13. A method of providing a bridge joint or expansion joint wherein material as claimed in any one of claims 1 to 6 is applied to a groove spanning the joint in the bridge or other structure.

14. A method according to claim 13, wherein the material is applied hot and rolled in situ.

15. A method according to claim 13, wherein the material is applied as a preformed strip into the groove, the groove having been cut to the required size to receive the strip.

16. A method according to any one of claims 13 to 15, wherein the rubber chips have a maximum dimension of up to 20 mm.

17. A method according to any one of claims 13 to 16, wherein a traffic bearing surface layer is provided over the material of the joint and over the structure on either side thereof in which the groove is formed.

18. A method according to claim 12 or 17, wherein said surface layer is applied as a mixture of said bituminous binder material, rubber chips and metal fibre or wire.

19. A method according to claim 12 or 17, wherein the surface layer is applied by spreading a layer of bituminous binder material over the filled groove and neighbouring surface, distributing a mixture of rubber chips and metal fibre or wire over the binder material and rolling the chips and metal into the binder material to be bound thereby.

20. A method according to claim 19, wherein the bituminous binder material itself has rubber chips and metal fibre or wire mixed therein before application to the area.

21. A method according to claim 19 or 20, wherein aggregate is added by being distributed over the bituminous binder material and rolled thereinto together with the rubber chips and metal.

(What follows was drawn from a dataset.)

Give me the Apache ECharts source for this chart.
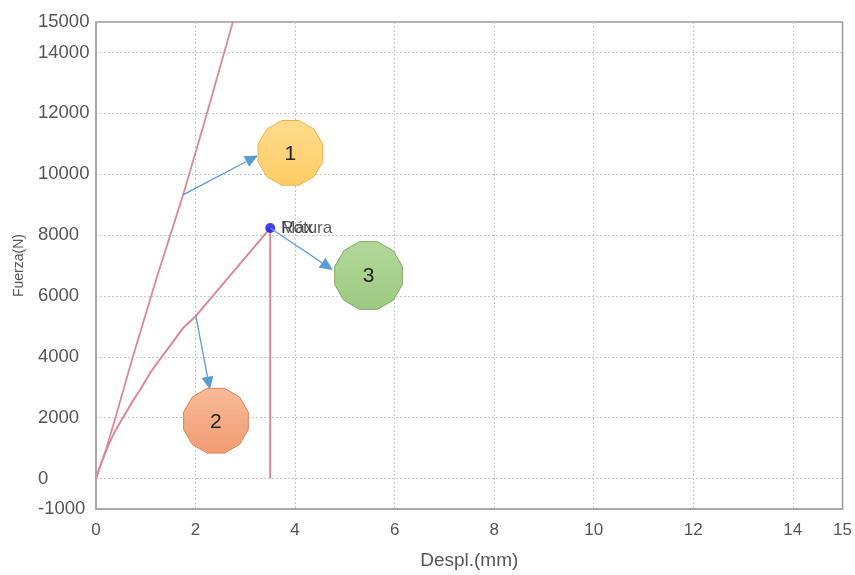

22. A method according to claim 12 or 17, wherein the surface layer is a black top overlay of at least 30 mm thickness.

23. A method according to claim 12 or 17, wherein the surface overlay comprises a bituminous layer strengthened with glass or other fibres and provided with a surface layer of chippings or the like.

24. A material according to any one of claims 1 to 8, or a method of any one of claims 9 to 23, wherein the rubber chips and metal fibres or wire have been obtained by chopping up wire-reinforced vehicle tyres.